Within six years, most of the original, thick stands of pear were gone. Properties previously abandoned were reclaimed and brought back into production.

This historical photo shows how Prickly Pear had adapted to the Australian climate over a century and had become the most invasive noxious weeds found anywhere in the world.

The control measure that finally won the war on Prickly Pear was this small caterpillar which spread through the infested areas like wildfire and brought a quick and highly successful end to the problem.

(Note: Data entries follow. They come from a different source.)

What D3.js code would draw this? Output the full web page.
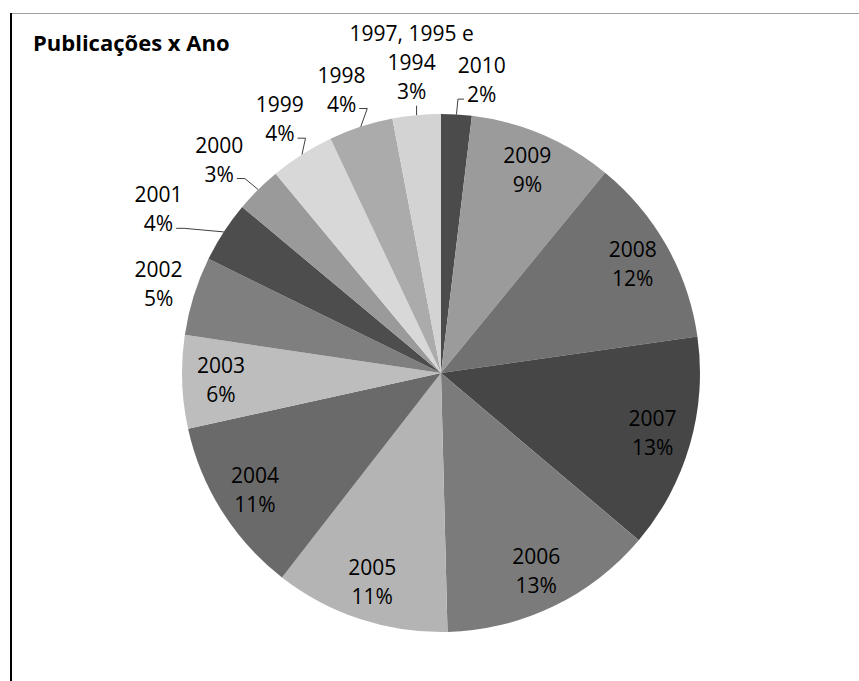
<!DOCTYPE html>
<html>
<head>
<meta charset="utf-8">
<script src="https://cdn.jsdelivr.net/npm/d3@7"></script>
<style>
  body { margin: 0; background: #fff; }
  svg { display: block; font-family: "Open Sans", sans-serif; }
</style>
</head>
<body>
<div id="chart"></div>
<script>
// slices, clockwise from 12 o'clock
const years = ["2010", "2009", "2008", "2007", "2006", "2005", "2004", "2003",
               "2002", "2001", "2000", "1999", "1998", "1997, 1995 e 1994"];
// share of publications (%)
const shares = [1.9, 9.0, 11.8, 13.4, 13.4, 10.9, 11.0, 5.8, 4.9, 3.8, 2.9, 4.0, 4.0, 3.0];
// slice fills
const grays = ["#4b4b4b", "#9b9b9b", "#717171", "#464646", "#7b7b7b", "#b4b4b4", "#6a6a6a",
               "#bdbdbd", "#7f7f7f", "#4d4d4d", "#9a9a9a", "#d8d8d8", "#ababab", "#d3d3d3"];

const width = 859, height = 681;
const cx = 441, cy = 373, radius = 259;
const fontSize = 21, lineH = 29;

const svg = d3.select("#chart")
  .append("svg")
    .attr("width", width)
    .attr("height", height);

// chart frame (only top and left edges show)
svg.append("line")
  .attr("x1", 10).attr("x2", width)
  .attr("y1", 13.5).attr("y2", 13.5)
  .attr("stroke", "#a0a0a0");
svg.append("line")
  .attr("x1", 11).attr("x2", 11)
  .attr("y1", 13).attr("y2", height)
  .attr("stroke", "#000").attr("stroke-width", 2);

// title
svg.append("text")
  .attr("x", 33).attr("y", 51)
  .text("Publicações x Ano")
  .style("font-weight", "bold")
  .style("font-size", "22px")
  .attr("fill", "#000");

const data = years.map((y, i) => ({year: y, value: shares[i], color: grays[i]}));
const total = d3.sum(shares);

const pie = d3.pie().sort(null).value(d => d.value);
const arcs = pie(data);
const arc = d3.arc().innerRadius(0).outerRadius(radius);

const g = svg.append("g").attr("transform", `translate(${cx}, ${cy})`);

g.selectAll("path.slice")
  .data(arcs)
  .join("path")
    .attr("class", "slice")
    .attr("d", arc)
    .attr("fill", d => d.data.color);

// helper to measure text
const meas = svg.append("text").style("font-size", fontSize + "px").attr("visibility", "hidden");
function textW(s) { meas.text(s); return meas.node().getComputedTextLength(); }

// wrap a label into lines no wider than maxW
function wrap(s, maxW) {
  const words = s.split(" ");
  const lines = [];
  let cur = "";
  words.forEach(w => {
    const t = cur ? cur + " " + w : w;
    if (cur && textW(t) > maxW) { lines.push(cur); cur = w; } else cur = t;
  });
  lines.push(cur);
  return lines;
}

// build label layout
const labels = arcs.map(d => {
  const pct = Math.round(d.data.value / total * 100) + "%";
  const lines = wrap(d.data.year, 130).concat([pct]);
  const widths = lines.map(textW);
  const w = d3.max(widths);
  const h = (lines.length - 1) * lineH + 24;
  const mid = (d.startAngle + d.endAngle) / 2;
  const ux = Math.sin(mid), uy = -Math.cos(mid);
  const inside = d.data.value >= 5;
  let dist;
  if (inside) dist = radius * 0.85;
  else dist = radius + 6 + Math.abs(ux) * w / 2 + Math.abs(uy) * h / 2;
  return {d, lines, widths, w, h, mid, ux, uy, inside, x: ux * dist, y: uy * dist};
});

// line boxes of a label
function boxes(l) {
  const top = l.y - (l.lines.length - 1) * lineH / 2;
  return l.lines.map((s, i) => ({
    x0: l.x - l.widths[i] / 2, x1: l.x + l.widths[i] / 2,
    y0: top + i * lineH - 12, y1: top + i * lineH + 12
  }));
}

// push outside labels apart sideways when they collide
const outside = labels.filter(l => !l.inside);
for (let k = 0; k < 3; k++) {
  outside.forEach(a => outside.forEach(b => {
    if (a === b || a.x > b.x) return;
    let shift = 0;
    boxes(a).forEach(p => boxes(b).forEach(q => {
      if (p.y0 < q.y1 && q.y0 < p.y1 && p.x1 + 22 > q.x0) shift = Math.max(shift, p.x1 + 22 - q.x0);
    }));
    if (shift > 0) {
      if (b.x > 0) b.x += shift; else a.x -= shift;
    }
  }));
}

const lab = g.selectAll("text.lbl")
  .data(labels)
  .join("text")
    .attr("class", "lbl")
    .attr("text-anchor", "middle")
    .style("font-size", fontSize + "px")
    .attr("fill", "#000");

lab.each(function(l) {
  const top = l.y - (l.lines.length - 1) * lineH / 2;
  d3.select(this).selectAll("tspan")
    .data(l.lines)
    .join("tspan")
      .attr("x", l.x)
      .attr("y", (s, i) => top + i * lineH + 7)
      .text(s => s);
});

// leader lines for outside labels that sit away from their slice
outside.forEach(l => {
  const px = l.ux * radius, py = l.uy * radius;
  const bx = boxes(l);
  const last = bx[bx.length - 1];
  let pts, minLen;
  if (last.x1 + 2 < px) {
    const q = [last.x1 + 3, (last.y0 + last.y1) / 2 + 4];
    pts = [q, [q[0] + 8, q[1]], [px, py]];
    minLen = 16;
  } else if (last.x0 - 2 > px) {
    const q = [last.x0 - 3, (last.y0 + last.y1) / 2 + 4];
    pts = [q, [q[0] - 6, q[1]], [px, py]];
    minLen = 6;
  } else {
    pts = [[px, last.y1 + 2], [px, py]];
    minLen = 4;
  }
  const e = pts[pts.length - 2];
  if (Math.hypot(e[0] - px, e[1] - py) < minLen) return;
  g.append("path")
    .attr("d", d3.line()(pts))
    .attr("fill", "none")
    .attr("stroke", "#404040")
    .attr("stroke-width", 1);
});
</script>
</body>
</html>
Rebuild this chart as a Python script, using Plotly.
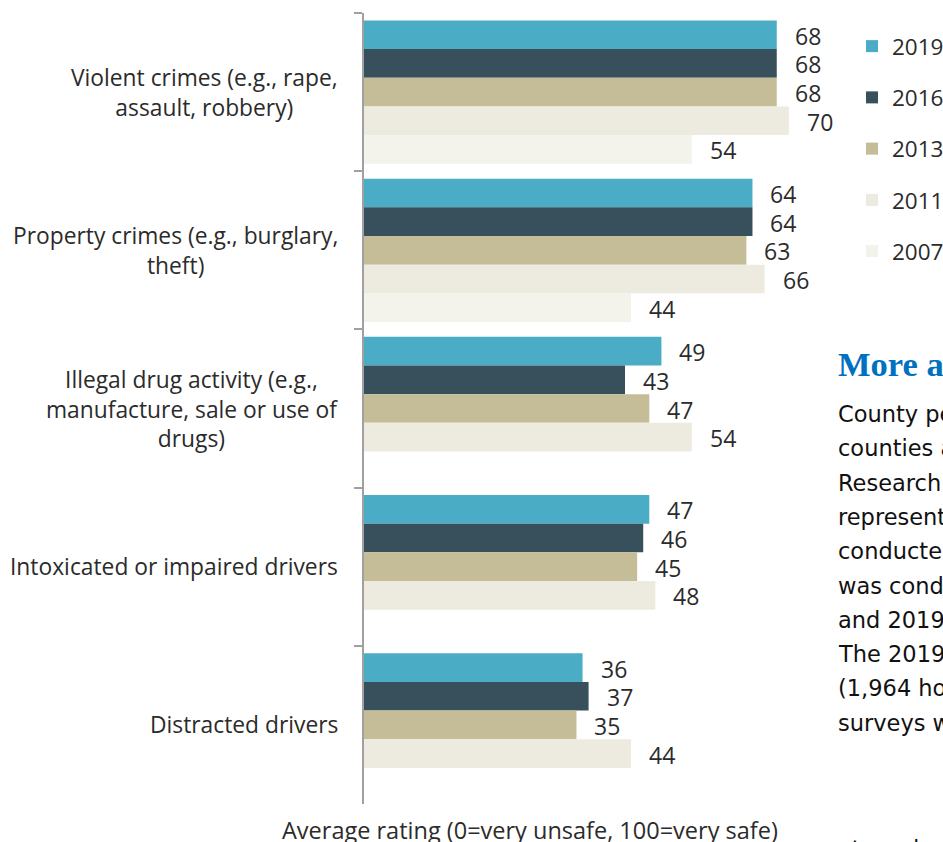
import plotly.graph_objs as go

categories = ['Violent crimes (e.g., rape,<br>assault, robbery)',
              'Property crimes (e.g., burglary,<br>theft)',
              'Illegal drug activity (e.g.,<br>manufacture, sale or use of<br>drugs)',
              'Intoxicated or impaired drivers',
              'Distracted drivers']

years = ['2019', '2016', '2013', '2011', '2007']
values_2019 = [68, 64, 49, 47, 36]
values_2016 = [68, 64, 43, 46, 37]
values_2013 = [68, 63, 47, 45, 35]
values_2011 = [70, 66, 54, 48, 44]
values_2007 = [54, 44, None, None, None]

colors = ['#4BACC6', '#37505B', '#C4BD97', '#EDEBE0', '#F3F3EC']

side_heading = 'More about the survey'
side_lines = ['County perception surveys have been conducted in',
              'counties across the state by the Survey',
              'Research Center using a statistically',
              'representative sample. The first survey was',
              'conducted in 2007. Each subsequent survey',
              'was conducted in 2011, 2013, 2016',
              'and 2019 using the same methodology.',
              'The 2019 survey had a 41% response rate',
              '(1,964 households responded). Past',
              'surveys were mailed to households.']
side_after = 'at random in each county.'

series = [values_2019, values_2016, values_2013, values_2011, values_2007]

font = 'Open Sans'
text_color = '#2b2b2b'

px_per_unit = 6.07
plot_w = 943 - 364
plot_h = 842 - 13 - 38
bargap = 0.094
slot = plot_h / len(categories) * (1 - bargap) / len(years)


def paper_y(py):
    return 1 - (py - 13) / plot_h


def paper_x(px):
    return (px - 364) / plot_w


data = []
for i, (yr, vals) in enumerate(zip(years, series)):
    data.append(go.Bar(name=yr, y=categories, x=vals, orientation='h',
                       marker=dict(color=colors[i], line=dict(width=0)),
                       legendgroup=yr))

annotations = []
# value labels next to each bar
for i, vals in enumerate(series):
    for cat, v in zip(categories, vals):
        if v is None:
            continue
        annotations.append(dict(x=v, y=cat, xref='x', yref='y', text=str(v),
                                showarrow=False, xanchor='left', yanchor='middle',
                                xshift=16, yshift=-(i - 2) * slot - 1,
                                font=dict(family=font, size=23, color=text_color)))

# category labels (centred lines, right aligned block)
for cat in categories:
    annotations.append(dict(x=0, y=cat, xref='paper', yref='y', text=cat,
                            showarrow=False, xanchor='right', yanchor='middle',
                            align='center', xshift=-24,
                            font=dict(family=font, size=22.8, color=text_color)))

# axis title
annotations.append(dict(x=paper_x(530), y=paper_y(830), xref='paper', yref='paper',
                        text='Average rating (0=very unsafe, 100=very safe)',
                        showarrow=False, xanchor='center', yanchor='middle',
                        font=dict(family=font, size=23.5, color=text_color)))

# side text
annotations.append(dict(x=paper_x(838), y=paper_y(364),
                        xref='paper', yref='paper', text='<b>' + side_heading + '</b>',
                        showarrow=False, xanchor='left', yanchor='middle', xshift=-2,
                        font=dict(family='Liberation Serif', size=34.5, color='#0070C0')))
for k, line in enumerate(side_lines + [side_after]):
    yc = 414 + k * 34.3 if k < len(side_lines) else 849
    annotations.append(dict(x=paper_x(838), y=paper_y(yc),
                            xref='paper', yref='paper', text=line,
                            showarrow=False, xanchor='left', yanchor='middle',
                            xshift=-2,
                            font=dict(family='DejaVu Sans', size=22.5, color='#111111')))

layout = go.Layout(
    width=943, height=842,
    margin=dict(l=364, r=0, t=13, b=38, autoexpand=False),
    paper_bgcolor='white', plot_bgcolor='white',
    barmode='group', bargap=bargap, bargroupgap=0,
    font=dict(family=font, size=22, color=text_color),
    xaxis=dict(range=[0, plot_w / px_per_unit], showgrid=False, zeroline=False,
               showticklabels=False, showline=False, ticks=''),
    yaxis=dict(type='category', autorange='reversed', showgrid=False,
               showticklabels=False, showline=True, linecolor='#A0A0A0', linewidth=2,
               ticks='outside', tickson='boundaries', ticklen=8, tickcolor='#A0A0A0',
               tickwidth=2),
    legend=dict(x=paper_x(852), y=paper_y(25),
                xanchor='left', yanchor='top', traceorder='grouped',
                tracegroupgap=19, font=dict(family=font, size=22.5, color=text_color),
                bgcolor='rgba(0,0,0,0)'),
    annotations=annotations,
    showlegend=True,
)

fig = go.Figure(data=data, layout=layout)
fig.write_html('out.html', config={'displayModeBar': False},
               post_script="document.body.style.margin='0';"
                           "document.body.style.overflow='hidden';")
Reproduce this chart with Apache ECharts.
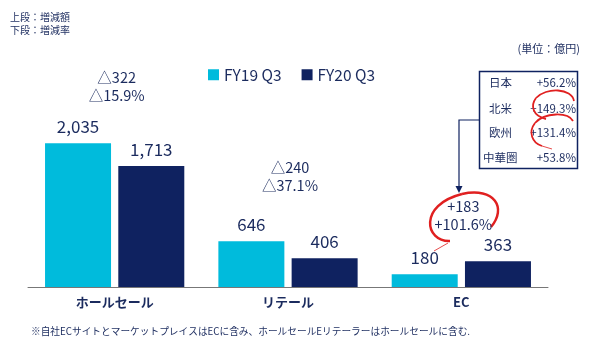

We have had a few very similar disasters brought to us by the ignorance of the consequences by the early settlers, I will follow up with posts about "rabbits" & "cane toads" very soon.


Jack K. said...

"What fools we mortals be."

There are countless stories of different species moved from one habitat to another. Most have proven disastrous.

Thanks for sharing.

kenju said...

Our biggest pest is kudzu, a vine imported from Japan decades ago. It is taking over the south and forcing out our normal vegetation.

Puss-in-Boots said...

I hate those prickly pears and as far as I can see they have no redeeming qualities at all. Glad they have something to get rid of them without it becoming the dreadful problem like the cane toads and rabbits.

Dave said...

Wow... the things I learn from reading your blog Peter!!! Excellent!

Big Dave T said...

So you have your own pests over there. We have zebra mussels here in the Great Lakes. Wonder if they have a worm for that.

Pamela said...

so the caterpillars didn't become pests in other native plants?

Pamela said...

ps. tumbleweeds are a big pest around here...

Jeanette said...

Happy New year Peter, I have an empty house for a week. Time to do a little visiting in blogland.

Very interesting article .

Next door to Fred and Marg's in Thornbury actually grew it and when the fruit was ripe used to peel and send into them and we would all have a little of it. was actually very pleasant to eat..

But what a pest it was I remember it getting chopped down and fred carting it to tip....

Walker said...

I guess that's why there are laws about what you can bring in to certain countries and what you can't.
Plants and creatures developed over a long period of time on different continents for a reason.